On 3/7/07, [EMAIL PROTECTED] <[EMAIL PROTECTED]> wrote:
>No it is not. You're wrong. Put /usr/bin/ksh into a SMF script and it >will not be executed. Have you actually tried this?
Yes. It will not work.
SMF calls "execve" and unless there's something wrong with the environent, like trying a ksh script before mounting /usr, any interpreter should work fine. Or are you taking about /etc/rc?.d/* legacy scripts? Those are, as before, strictly fed to /bin/sh
Why? Why can't you use /usr/bin/ksh or /usr/xpg4/bin/sh as interpreter for all the scripts.

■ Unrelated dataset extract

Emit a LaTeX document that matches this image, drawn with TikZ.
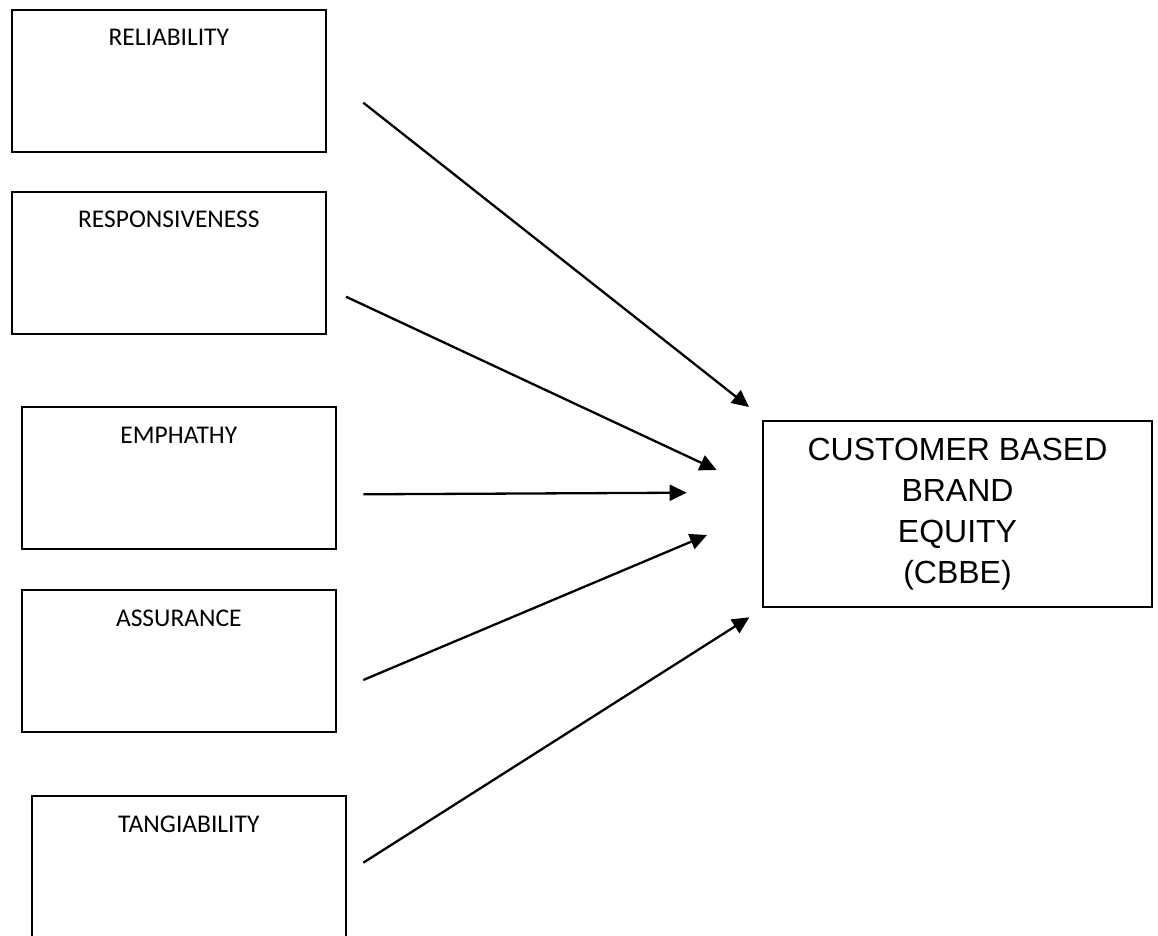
\documentclass[tikz,border=0pt]{standalone}
\usepackage{fontspec}
\newfontfamily\carlitofont{Carlito}
\newfontfamily\arialfont{Liberation Sans}
\usetikzlibrary{arrows.meta,calc}
\begin{document}
\begin{tikzpicture}[x=1pt,y=-1pt,
  box/.style={draw, line width=2.3pt, rectangle, anchor=north west, inner sep=0pt, outer sep=0pt,
    minimum width=314.3pt, minimum height=142pt},
  lbl/.style={anchor=base, inner sep=0pt, font=\carlitofont\fontsize{25.5}{30}\selectfont},
  bigbox/.style={draw, line width=2.3pt, rectangle, inner sep=0pt, outer sep=0pt,
    minimum width=388.4pt, minimum height=186pt, align=center,
    font=\arialfont\fontsize{32}{41}\selectfont},
  arr/.style={line width=2.3pt, -{Triangle[length=17pt,width=16pt]}}]
\useasboundingbox (0,0) rectangle (1158,936);
\clip (0,0) rectangle (1158,936);
\fill[white] (0,0) rectangle (1158,936);

\node[box] (rel)  at (11.7,10)    {};
\node[box] (resp) at (11.7,191.7) {};
\node[box] (emp)  at (21.7,407.3) {};
\node[box] (ass)  at (21.7,590)   {};
\node[box] (tang) at (31.7,796)   {};

\node[lbl] (rel-t)  at ($(rel.north)+(0,36)$)  {RELIABILITY};
\node[lbl] (resp-t) at ($(resp.north)+(0,36)$) {RESPONSIVENESS};
\node[lbl] (emp-t)  at ($(emp.north)+(0,36)$)  {EMPHATHY};
\node[lbl] (ass-t)  at ($(ass.north)+(0,36.5)$)  {ASSURANCE};
\node[lbl] (tang-t) at ($(tang.north)+(0,36.5)$) {TANGIABILITY};

\node[bigbox] (cbbe) at (957.5,513.7) {CUSTOMER BASED\\BRAND\\EQUITY\\(CBBE)};

\coordinate (a1s) at (363.3,102.7);
\coordinate (a1e) at (749,407);
\coordinate (a2s) at (346,296.7);
\coordinate (a2e) at (716.7,470);
\coordinate (a3s) at (363.3,494.3);
\coordinate (a3e) at (686.7,492.7);
\coordinate (a4s) at (363.3,680);
\coordinate (a4e) at (707,535);
\coordinate (a5s) at (363.3,862.7);
\coordinate (a5e) at (749.3,617.3);

\draw[arr] (a1s) -- (a1e);
\draw[arr] (a2s) -- (a2e);
\draw[arr] (a3s) -- (a3e);
\draw[arr] (a4s) -- (a4e);
\draw[arr] (a5s) -- (a5e);
\end{tikzpicture}
\end{document}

>It will always use /bin/sh and ignores what you use as #! line in a >script. Files ending in .sh will be inlined (which is good since you >can set environment variables without using /etc/profile. SMF can't do >that). Ah, you are talking about legacy scripts.
I am talking about SMF scripts and /etc/init.d scripts.
>No, I blame Solaris for not honoring the POSIX standard. It does confirm to POSIX;
Is there any certification?
it's just that you don't undersand the finesses of POSIX (and the freedoms) (POSIX says there needs to be a POSIX shell; not where it is)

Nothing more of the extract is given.